# Bluetooth PowerBook G4 : Application ?



## ManonCornet (4 Février 2011)

*Bonjour à tous.
Il y a peu de temps pour cause de casse de mon ancien mac, j'ai reçu un vieux Powerbook G4 2003. J'ai aussi un Imac en bas, mais il ne m'appartient pas, je préfère tout faire sur le Power.
Mon problème est simple : En bas sur le Imac, il y a une application bluetooth avec une barre qui me permet "d'envoyer un fichier" mais par malheur, sa ne fonctionne pas -> Erreur externe.
En bref, j'ai essayé de trouver sur mon PowerBook mais il n'y a pas d'application pour. C'est dans paramètre, mais je n'arrive pas à envoyer des fichiers.
Peut-être que je ne connais pas trop mon ordi et que je passe à côté de ce que je cherche.
C'est pour cela que je vous le demande.
Ensuite, une petite question à par, pourquoi mon Imac, en cours de téléchargement me dis, erreur interne pendant une connection bluetooth avec mon portable? Je sais envoyer des photos mais pas des musiques.
Merci beaucoup.
Cordialement,
Manon*


----------



## christophe2312 (4 Février 2011)

peut etre pas de bluetooch sur le powerbook
regardez au niveau materiel dans a "propos de ce mac" en haut a gauche sur le bureau


----------



## ManonCornet (5 Février 2011)

Bizarre tout de même mais c'est vrai que le mien est assez vieux alors c'est possible.
J'ai regardé dans "à propos de ce mac", rien.
Donc ce n'est pas grave alors je le ferai avec le Imac mais pourriez vous m'aidez sur ce point là : 
Pourquoi quand j'appuie sur "envoyer un fichier" sur mon Imac, et que je selectionne une musique, ils me disent en cours de téléchargement "erreur externe".
Merci de pouvoir m'éclairer sur ce sujet & bonne soirée à tous.


----------



## iMacounet (5 Février 2011)

ManonCornet a dit:


> Bizarre tout de même mais c'est vrai que le mien est assez vieux alors c'est possible.
> J'ai regardé dans "à propos de ce mac", rien.
> Donc ce n'est pas grave alors je le ferai avec le Imac mais pourriez vous m'aidez sur ce point là :
> Pourquoi quand j'appuie sur "envoyer un fichier" sur mon Imac, et que je selectionne une musique, ils me disent en cours de téléchargement "erreur externe".
> Merci de pouvoir m'éclairer sur ce sujet & bonne soirée à tous.

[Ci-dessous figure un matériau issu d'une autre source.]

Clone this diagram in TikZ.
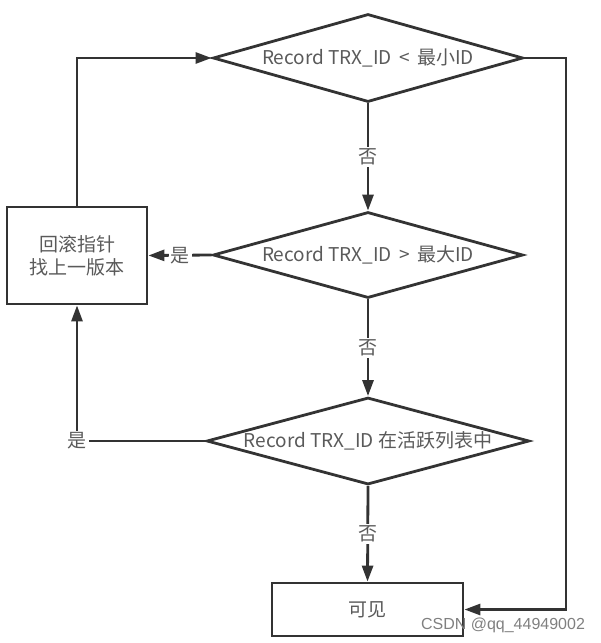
\documentclass[tikz,border=0pt]{standalone}
\usepackage{fontspec}
\newfontfamily\cjk{Noto Sans CJK SC}
\newfontfamily\wmfont{Liberation Sans}
\usetikzlibrary{shapes.geometric,arrows.meta}
\definecolor{linec}{HTML}{333333}
\definecolor{textc}{HTML}{5A5A5A}
\definecolor{wmc}{HTML}{808080}
\begin{document}
\begin{tikzpicture}[x=1pt,y=-1pt,
  every node/.style={font=\cjk\fontsize{19}{23}\selectfont, text=textc},
  dec/.style={diamond, draw=linec, line width=2.8pt, aspect=4, inner sep=0pt},
  box/.style={rectangle, draw=linec, line width=2.8pt, inner sep=0pt, align=center},
  flow/.style={draw=linec, line width=2.8pt, -{Triangle[length=16pt,width=11pt]}},
  lab/.style={fill=white, inner sep=2pt}
]
\useasboundingbox (0,0) rectangle (601,643);
\node[dec, minimum width=310pt, minimum height=88pt] (d1) at (368,58) {Record TRX\_ID \,<\, 最小ID};
\node[dec, minimum width=310pt, minimum height=86pt] (d2) at (368,255) {Record TRX\_ID \,>\, 最大ID};
\node[dec, minimum width=314pt, minimum height=87pt] (d3) at (368,441) {Record TRX\_ID 在活跃列表中};
\node[box, minimum width=140pt, minimum height=97pt] (b1) at (77,255.5) {回滚指针\\找上一版本};
\node[box, minimum width=191pt, minimum height=53pt] (b2) at (367.5,609.5) {可见};
\node[font=\wmfont\fontsize{16}{18}\selectfont, text=wmc, inner sep=0pt] (wm) at (503,625) {CSDN @qq\_44949002};

\draw[flow] (d1.south) -- node[lab] (n1) {否} (d2.north);
\draw[flow] (d2.south) -- node[lab] (n2) {否} (d3.north);
\draw[flow] (d3.south) -- node[lab] (n3) {否} (b2.north);
\draw[flow] (d2.west) -- node[lab] (y1) {是} (b1.east);
\draw[flow] (d3.west) -| node[lab, pos=0.5] (y2) {是} (b1.south);
\draw[flow] (b1.north) |- (d1.west);
\coordinate (r1) at (566,58);
\draw[flow] (d1.east) -- (r1) |- (b2.east);
\end{tikzpicture}
\end{document}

ben le powerbook n'a pas le bluetooth


----------



## christophe2312 (5 Février 2011)

merci imacounet pour la remarque, mais je crois il vient de s apercevoir que son powerbook n a pas de bluetooch 
Deja a quel appareil tu veux envoyer de la musique en bluetooch ?


----------



## ManonCornet (6 Février 2011)

_Vers un Samsung B3410.
_


----------



## christophe2312 (6 Février 2011)

Pour envoyer un fichier de musique a mon téléphone voici comment je fais pour information

Deja je vais dans bluetooch "configurer un appareil bluetooch" et j enregistre l appareil simplement

Ensuite je choisi un fichier et l envoi au téléphone samsung player one et pas de perte de connexion a signaler


----------



## ManonCornet (9 Février 2011)

J'ai teste et sa ne fonctionne pas, c'est une erreur entre mon gsm et ordinateur car en cours d'envoie, ils disent que sa a echouer.. Erreur Externe. Et pourtant j'ai enregistrer mon portable..


----------



## christophe2312 (9 Février 2011)

et gsm vers ordi meme probleme?

c est une question bête mais dans préférence système le partage bluetooch est activé ?


----------